*** AVAILABLE DATA ***
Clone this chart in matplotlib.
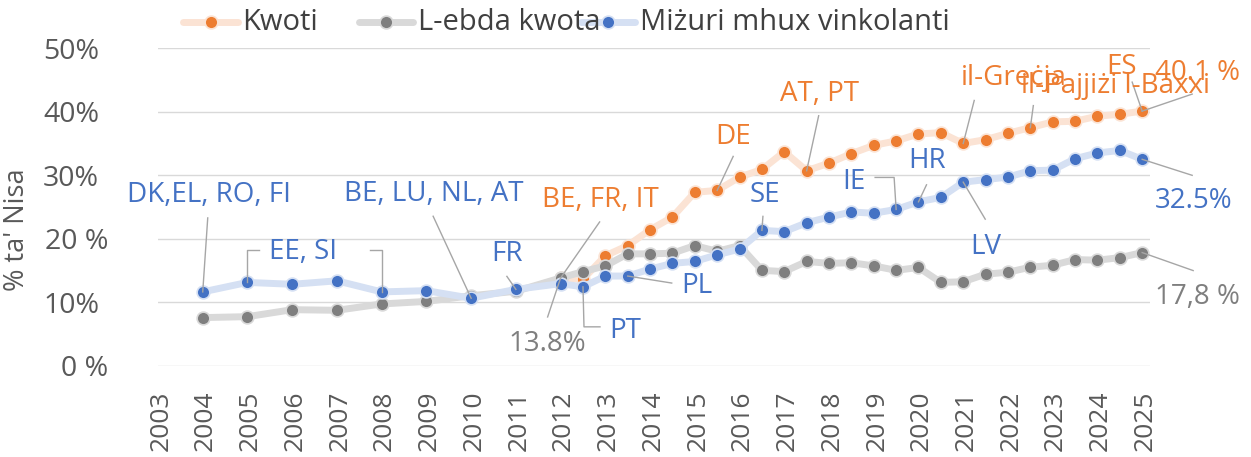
import matplotlib
matplotlib.use("Agg")
import matplotlib.pyplot as plt
import matplotlib.transforms as mtransforms
from matplotlib.lines import Line2D

plt.rcParams['font.family'] = ['Open Sans', 'DejaVu Sans']

# ---------------- data ----------------
periods = [2004, 2005, 2006, 2007, 2008, 2009, 2010, 2011, 2012,
           2012.5, 2013, 2013.5, 2014, 2014.5, 2015, 2015.5, 2016, 2016.5,
           2017, 2017.5, 2018, 2018.5, 2019, 2019.5, 2020, 2020.5, 2021,
           2021.5, 2022, 2022.5, 2023, 2023.5, 2024, 2024.5, 2025]
quota_periods = [2012, 2012.5, 2013, 2013.5, 2014, 2014.5, 2015, 2015.5,
                 2016, 2016.5, 2017, 2017.5, 2018, 2018.5, 2019, 2019.5,
                 2020, 2020.5, 2021, 2021.5, 2022, 2022.5, 2023, 2023.5,
                 2024, 2024.5, 2025]

kwoti = [13.8, 13.6, 17.3, 18.9, 21.4, 23.4, 27.3, 27.6, 29.7, 30.9, 33.7,
         30.7, 31.9, 33.4, 34.7, 35.4, 36.5, 36.7, 35.0, 35.6, 36.6, 37.5,
         38.4, 38.5, 39.3, 39.6, 40.1]
ebda_kwota = [7.55, 7.7, 8.8, 8.7, 9.7, 10.1, 11.0, 11.7, 13.8,
              14.8, 15.7, 17.6, 17.6, 17.7, 18.9, 18.0, 18.9, 15.0, 14.8,
              16.4, 16.1, 16.2, 15.7, 15.0, 15.45, 13.1, 13.2, 14.4, 14.7,
              15.5, 15.8, 16.7, 16.6, 17.0, 17.8]
mizuri = [11.6, 13.1, 12.8, 13.35, 11.6, 11.8, 10.6, 12.0, 12.9,
          12.4, 14.1, 14.1, 15.2, 16.1, 16.4, 17.45, 18.35, 21.3, 21.1,
          22.5, 23.4, 24.2, 24.0, 24.6, 25.8, 26.5, 28.9, 29.3, 29.7, 30.7,
          30.8, 32.6, 33.5, 33.9, 32.5]

series_names = ['Kwoti', 'L-ebda kwota', 'Miżuri mhux vinkolanti']
year_labels = [str(y) for y in range(2003, 2026)]
ytick_values = [0, 10, 20, 30, 40, 50]
ytick_labels = ['0 %', '10%', '20 %', '30%', '40%', '50%']
y_title = "% ta' Nisa"

# ---------------- style ----------------
ORANGE, ORANGE_L = '#ED7D31', '#FBE3D4'
GRAY, GRAY_L = '#7F7F7F', '#D9D9D9'
BLUE, BLUE_L = '#4472C4', '#D5E0F3'
TXT = '#595959'
LEADER = '#A6A6A6'

W, H, DPI = 1251, 457, 100
fig = plt.figure(figsize=(W / DPI, H / DPI), dpi=DPI)
ax = fig.add_axes([158 / W, (H - 365.5) / H, (1150 - 158) / W, (365.5 - 48.3) / H])

series = {
    'orange': (quota_periods, kwoti, ORANGE, ORANGE_L, 3),
    'gray': (periods, ebda_kwota, GRAY, GRAY_L, 4),
    'blue': (periods, mizuri, BLUE, BLUE_L, 5),
}
LW = 5.0
MS = 9.2
for key, (xs, ys, c, cl, z) in series.items():
    ax.plot(xs, ys, color=cl, lw=LW, solid_capstyle='round', zorder=z)
    ax.plot(xs, ys, ls='none', marker='o', ms=MS, mfc=c, mec=cl, mew=1.2, zorder=z + 0.1)

ax.set_xlim(2003.18, 2025.175)
ax.set_ylim(0, 50)
for s in ax.spines.values():
    s.set_visible(False)
ax.set_yticks(ytick_values)
ax.set_yticklabels(ytick_labels)
ax.yaxis.grid(True, color=GRAY_L, lw=1.0)
ax.set_axisbelow(True)
ax.tick_params(axis='y', length=0, pad=36, labelsize=20.5, labelcolor=TXT)
for lab in ax.get_yticklabels():
    if ' ' not in lab.get_text():
        lab.set_transform(lab.get_transform() + mtransforms.Affine2D().translate(-9, 0))

ax.set_xticks(list(range(2003, 2026)))
ax.set_xticklabels(year_labels, rotation=90, ha='center', va='top')
ax.tick_params(axis='x', length=0, pad=18, labelsize=19, labelcolor=TXT)
for lab in ax.get_xticklabels():
    lab.set_transform(lab.get_transform() + mtransforms.Affine2D().translate(3, 0))

ax.set_ylabel(y_title, fontsize=19.5, color=TXT, va='center')
ax.yaxis.set_label_coords((17 - 158) / 992, (365.5 - 230) / 317.2)


def lookup(key, period):
    xs, ys = series[key][0], series[key][1]
    return period, ys[xs.index(period)]


def anchor_trans(key, period):
    x, y = lookup(key, period)
    return mtransforms.Affine2D() + mtransforms.ScaledTranslation(x, y, ax.transData)


# labels: text, series, period, colour, (dx, dy) in pixels (dy downward)
labels = [
    ('DK,EL, RO, FI', 'blue', 2004, BLUE, (6, -97)),
    ('EE, SI', 'blue', 2005, BLUE, (56, -30)),
    ('BE, LU, NL, AT', 'blue', 2010, BLUE, (-37, -104)),
    ('FR', 'blue', 2011, BLUE, (-9, -35)),
    ('BE, FR, IT', 'orange', 2012, ORANGE, (40, -78)),
    ('13.8%', 'gray', 2012, GRAY, (-13, 66)),
    ('PT', 'blue', 2012.5, BLUE, (42, 44)),
    ('PL', 'blue', 2013.5, BLUE, (69, 10)),
    ('DE', 'orange', 2015.5, ORANGE, (16, -53)),
    ('AT, PT', 'orange', 2017.5, ORANGE, (13, -77)),
    ('SE', 'blue', 2016.5, BLUE, (3, -35)),
    ('IE', 'blue', 2019.5, BLUE, (-42, -27)),
    ('HR', 'blue', 2020, BLUE, (9, -41)),
    ('LV', 'blue', 2021, BLUE, (23, 65)),
    ('il-Greċja', 'orange', 2021, ORANGE, (51, -65)),
    ('il-Pajjiżi l-Baxxi', 'orange', 2022.5, ORANGE, (85, -42)),
    ('ES', 'orange', 2025, ORANGE, (-21, -44)),
    ('40.1 %', 'orange', 2025, ORANGE, (55, -38)),
    ('32.5%', 'blue', 2025, BLUE, (51, 42)),
    ('17,8 %', 'gray', 2025, GRAY, (55, 44)),
]
# leader lines: series, period, polyline offsets in pixels (dy downward)
leaders = [
    ('blue', 2004, [(0, 0), (5, -74)]),
    ('blue', 2005, [(0, 0), (0, -32), (12, -32)]),
    ('blue', 2008, [(0, 0), (0, -42), (-12, -42)]),
    ('blue', 2010, [(0, 0), (-38, -82)]),
    ('blue', 2011, [(0, 0), (-9, -13)]),
    ('orange', 2012, [(0, 0), (39, -56)]),
    ('gray', 2012, [(0, 0), (-13, 39)]),
    ('blue', 2012.5, [(0, 0), (1, 40), (17, 40)]),
    ('blue', 2013.5, [(0, 0), (44, 7)]),
    ('orange', 2015.5, [(0, 0), (16, -34)]),
    ('orange', 2017.5, [(0, 0), (12, -55)]),
    ('blue', 2016.5, [(0, 0), (1, -14)]),
    ('blue', 2019.5, [(0, 0), (-2, -32), (-21, -32)]),
    ('blue', 2020, [(0, 0), (8, -17)]),
    ('blue', 2021, [(0, 0), (22, 37)]),
    ('orange', 2021, [(0, 0), (11, -43)]),
    ('orange', 2022.5, [(0, 0), (3, -22)]),
    ('orange', 2025, [(0, 0), (-10, -29)]),
    ('orange', 2025, [(0, 0), (50, -17)]),
    ('blue', 2025, [(0, 0), (50, 16)]),
    ('gray', 2025, [(0, 0), (51, 18)]),
]

for key, period, path in leaders:
    xs = [p[0] for p in path]
    ys = [-p[1] for p in path]
    ax.add_line(Line2D(xs, ys, color=LEADER, lw=1.0, transform=anchor_trans(key, period),
                       zorder=7, clip_on=False))

for text, key, period, col, (dx, dy) in labels:
    ax.text(dx, -dy, text, color=col, fontsize=20, ha='center', va='center',
            transform=anchor_trans(key, period), zorder=8, clip_on=False)

# ---------------- legend (top) ----------------
legend_items = [
    (series_names[0], ORANGE, ORANGE_L, 183, 238, 242),
    (series_names[1], GRAY, GRAY_L, 359, 413, 418),
    (series_names[2], BLUE, BLUE_L, 581, 635, 640),
]
ly = H - 22
for name, c, cl, x0, x1, tx in legend_items:
    fig.add_artist(Line2D([x0, x1], [ly, ly], color=cl, lw=LW, solid_capstyle='round',
                          transform=mtransforms.IdentityTransform(), zorder=1))
    fig.add_artist(Line2D([(x0 + x1) / 2], [ly], marker='o', ms=MS, mfc=c, mec=cl, mew=1.2,
                          transform=mtransforms.IdentityTransform(), zorder=2))
    fig.text(tx / W, ly / H, name, color='#404040', fontsize=21, ha='left', va='center', zorder=3)

fig.savefig('out.png', dpi=DPI)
***
## [TO BE DONE]
Give again, exactly, the lines from the start of the data through the one holding "plt.rcParams['font.family'] = ['Open"; omit the pictures.

## [FINISHED EXERCISE]
Clone this chart in matplotlib.
import matplotlib
matplotlib.use("Agg")
import matplotlib.pyplot as plt
import matplotlib.transforms as mtransforms
from matplotlib.lines import Line2D

plt.rcParams['font.family'] = ['Open Sans', 'DejaVu Sans']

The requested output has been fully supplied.